HARRISBURG, Pa. -- Two Penn State administrators charged with lying to the grand jury that investigated Jerry Sandusky asked a judge Tuesday for more time to make their next pretrial court filing.
Lawyers for Tim Curley and Gary Schultz told Dauphin County Judge Todd Hoover that the state attorney general's office has not turned over promised records, and asked him to extend the due date for their responses to May 4.
Curley, the school's athletic director on leave, was to file his written answer sometime Tuesday. Schultz, a now-retired university vice president, was given an April 27 deadline.
The nearly identical motions said prosecutors told them on April 3 that "substantial additional discovery" would be provided within 10 days.
"However, the commonwealth recently disclosed the discovery is not ready and will not be produced until April 18," they wrote.
A spokesman for the attorney general's office declined to comment.
Curley and Schultz will be responding to documents filed by prosecutors last month in which they listed dozens of statements made by Curley and Schultz that they say support the perjury allegations.
At that time, the attorney general's office said they had presented enough evidence at the December preliminary hearing to hold a trial.
In another development, online court records indicated another judge last week denied an oral motion by Curley and Schultz to release grand jury transcripts before trial. Dauphin County court officials said Tuesday the case file that contains Judge Barry Feudale's order was not immediately available for public inspection.
Pennsylvania court rules do not mandate disclosure of a witness's grand jury testimony until he or she has testified on direct examination at trial, although judges have the authority to order their earlier release, as has occurred in the Sandusky case.
On Tuesday, Penn State announced it was strengthening policies about the supervision and treatment of children who take part in university programs and those who are housed on campus.
The changes, enacted in the wake of the Sandusky scandal, include background checks for anyone who deals with minors.

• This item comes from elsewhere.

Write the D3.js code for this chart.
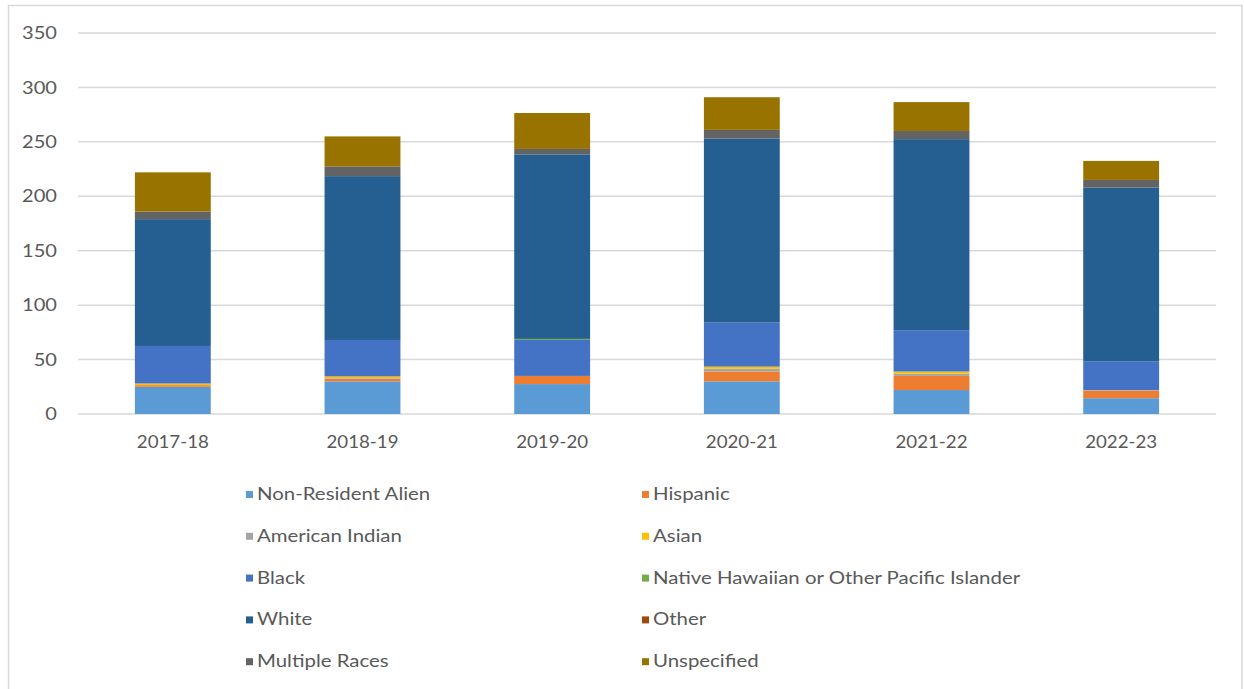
<!DOCTYPE html>
<html>
<head>
<meta charset="utf-8">
<script src="https://cdn.jsdelivr.net/npm/d3@7"></script>
<style>
  body { margin: 0; background: #fff; }
  text { font-family: Lato, "Open Sans", sans-serif; fill: #595959; }
</style>
</head>
<body>
<div id="chart"></div>
<script>
//data
var years = ["2017-18", "2018-19", "2019-20", "2020-21", "2021-22", "2022-23"];
var groups = ["Non-Resident Alien", "Hispanic", "American Indian", "Asian", "Black",
              "Native Hawaiian or Other Pacific Islander", "White", "Other", "Multiple Races", "Unspecified"];
var colors = ["#5B9BD5", "#ED7D31", "#A5A5A5", "#FFC000", "#4472C4",
              "#70AD47", "#255E91", "#9E480E", "#636363", "#997300"];

var nonResident = [25, 30, 27.5, 30, 22, 14.5];
var hispanic    = [1.5, 2.5, 7.5, 9, 13, 7];
var amIndian    = [0, 0.5, 0, 2.5, 2, 0.5];
var asian       = [1.5, 1.5, 0, 2, 2, 0];
var black       = [34.5, 33.5, 33, 40.5, 38, 26.5];
var nhpi        = [0, 0, 1, 0, 0, 0];
var white       = [116.5, 150.5, 169.5, 169, 175.5, 159.5];
var other       = [0, 0, 0, 0, 0, 0];
var multiple    = [7, 9, 5, 8, 7.5, 7];
var unspecified = [36, 27.5, 33, 30, 26.5, 17.5];

var yTicks = [0, 50, 100, 150, 200, 250, 300, 350];

var series = [nonResident, hispanic, amIndian, asian, black, nhpi, white, other, multiple, unspecified];

//build table for the stack
var table = years.map(function(y, i) {
  var row = {year: y};
  groups.forEach(function(g, j) { row[g] = series[j][i]; });
  return row;
});

var svg_w = 1244, svg_h = 689;
var svg = d3.select("#chart").append("svg")
  .attr("width", svg_w).attr("height", svg_h);

//outer frame
svg.append("rect")
  .attr("x", 8.5).attr("y", 5.5)
  .attr("width", 1233.5).attr("height", 700)
  .attr("fill", "none").attr("stroke", "#d9d9d9").attr("stroke-width", 1.5);

var x = d3.scaleBand().domain(years).range([78, 1216]).paddingInner(0.6).paddingOuter(0.3);
var y = d3.scaleLinear().domain([0, 350]).range([414, 33]);
var color = d3.scaleOrdinal().domain(groups).range(colors);

//gridlines
svg.append("g").selectAll("line")
  .data(yTicks).enter().append("line")
  .attr("x1", 78).attr("x2", 1216)
  .attr("y1", function(d) { return y(d); }).attr("y2", function(d) { return y(d); })
  .attr("stroke", "#d9d9d9").attr("stroke-width", 1.5);

//y labels (text is a bit stretched sideways in the original)
svg.append("g").selectAll("text")
  .data(yTicks).enter().append("text")
  .attr("transform", function(d) { return "translate(57," + y(d) + ") scale(1.18,1)"; })
  .attr("dy", "0.36em")
  .attr("text-anchor", "end")
  .style("font-size", "17px")
  .text(function(d) { return d; });

//stacked bars
var stack = d3.stack().keys(groups)(table);
svg.append("g").selectAll("g")
  .data(stack).enter().append("g")
  .attr("fill", function(d) { return color(d.key); })
  .selectAll("rect")
  .data(function(d) { return d; }).enter().append("rect")
  .attr("x", function(d) { return x(d.data.year); })
  .attr("width", x.bandwidth())
  .attr("y", function(d) { return y(d[1]); })
  .attr("height", function(d) { return y(d[0]) - y(d[1]); });

//x labels
svg.append("g").selectAll("text")
  .data(years).enter().append("text")
  .attr("transform", function(d) { return "translate(" + (x(d) + x.bandwidth() / 2) + ",448) scale(1.1,1)"; })
  .attr("text-anchor", "middle")
  .style("font-size", "17px")
  .text(function(d) { return d; });

//legend, two columns
var legend = svg.append("g").selectAll("g")
  .data(groups).enter().append("g")
  .attr("transform", function(d, i) {
    return "translate(" + (i % 2 ? 642 : 246) + "," + (500 + Math.floor(i / 2) * 41.8) + ")";
  });

legend.append("rect")
  .attr("y", -9).attr("width", 7).attr("height", 7)
  .attr("fill", function(d) { return color(d); });

legend.append("text")
  .attr("transform", "translate(11,0) scale(1.2,1)")
  .style("font-size", "17px")
  .text(function(d) { return d; });
</script>
</body>
</html>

The policies also address bullying and privacy issue. They take effect immediately.
The university also updated its Sandusky scandal-related costs, which passed $7.5 million by the end of February. Categories for the tab include the internal investigation and "crisis communications," $5.3 million; university legal services, $1.2 million; and legal costs for Curley, Schultz and former president Graham Spanier, $339,000. Other institutional expenses have amounted to $636,000. Insurance is expected to cover a portion of the total.
Curley, 57, and Schultz, 62, both of Boalsburg, are also charged with failing to properly report suspected child sex abuse by Sandusky, the former Penn State assistant football coach who is awaiting a separate trial on charges he sexually abused 10 boys over a 15-year period. Spanier has not been charged with any crime.
Prosecutors claim Sandusky sexually assaulted boys at his home and at campus facilities.
All three have pleaded not guilty and deny the allegations.
A status conference in the Curley and Schultz case is scheduled for June 1, three days before the projected start of Sandusky's trial.